Y alegre, audaz, ansioso, enamorado, 
En tus brazos en lánguido abandono, 
De glorias y deleites rodeado, 
Levantar para ti soñé yo un trono: 
Y allí, tú venturosa y yo a tu lado, 
Vencer del mundo el implacable encono, 
Y en un tiempo, sin horas ni medida, 
Ver como un sueño resbalar la vida. 
¡Pobre Teresa! Cuando ya tus ojos 
Áridos ni una lágrima brotaban; 
Cuando ya su color tus labios rojos 
En cárdenos matices se cambiaban; 
Cuando de tu dolor tristes despojos 
La vida y su ilusión te abandonaban, 
Y consumía lenta calentura 
Tu corazón al par de tu amargura; 
Si en tu penosa y última agonía 
Volviste a lo pasado el pensamiento; 
Si comparaste a tu existencia un día 
Tu triste soledad y tu aislamiento; 
Si arrojó a tu dolor tu fantasía 
Tus hijos ¡ay! en tu postrer momento 
A otra mujer tal vez acariciando, 
«Madre» tal vez a otra mujer llamando; 
Si el cuadro de tus breves glorias viste 
Pasar como fantástica quimera, 
Y si la voz de tu conciencia oíste 
Dentro de ti gritándote severa; 
Si, en fin, entonces tú llorar quisiste 
Y no brotó una lágrima siquiera 
Tu seco corazón, y a Dios llamaste, 
Y no te escuchó Dios, y blasfemaste, 
¡Oh! ¡crüel! ¡muy crüel! ¡martirio horrendo! 

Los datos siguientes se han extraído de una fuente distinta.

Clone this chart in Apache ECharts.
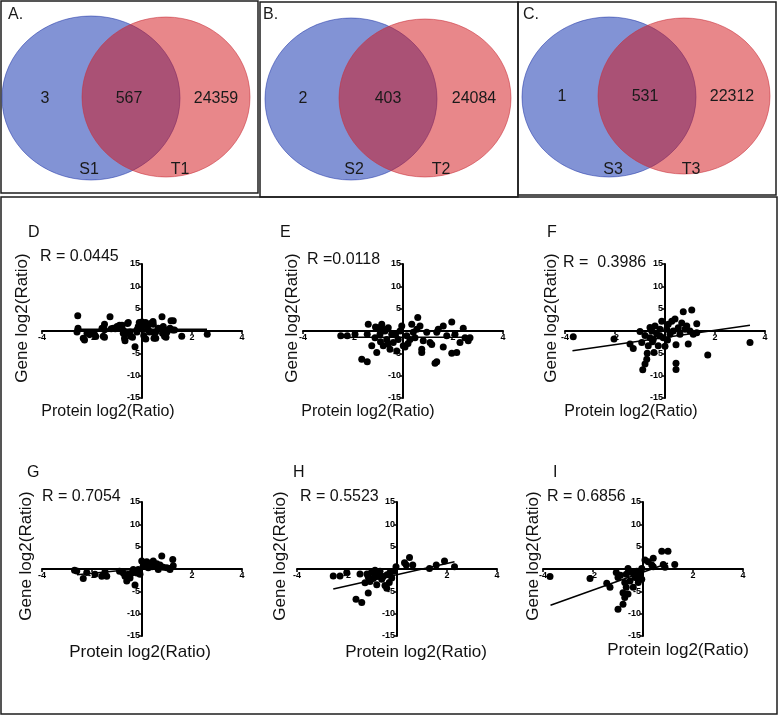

¡Espantosa expiación de tu pecado! 
Sobre un lecho de espinas, maldiciendo, 
Morir, el corazón desesperado! 
Tus mismas manos de dolor mordiendo, 
Presente a tu conciencia tu pasado, 
Buscando en vano, con los ojos fijos, 
Y extendiendo tus brazos a tus hijos. 
¡Oh! ¡crüel! ¡muy crüel! … ¡Ay! yo entre tanto 
Dentro del pecho mi dolor oculto, 
Enjugo de mis párpados el llanto 
Y doy al mundo el exigido culto: 
Yo escondo con vergüenza mi quebranto, 
Mi propia pena con mi risa insulto, 
Y me divierto en arrancar del pecho 
Mi mismo corazón pedazos hecho. 
Gocemos, sí; la cristalina esfera 
Gira bañada en luz: ¡bella es la vida! 
¿Quién a parar alcanza la carrera 
Del mundo hermoso que al placer convida? 
Brilla ardiente el sol, la primavera 
Los campos pinta en la estación florida: 
Truéquese en risa mi dolor profundo. . . 
Que haya un cadáver más ¿qué importa al mundo?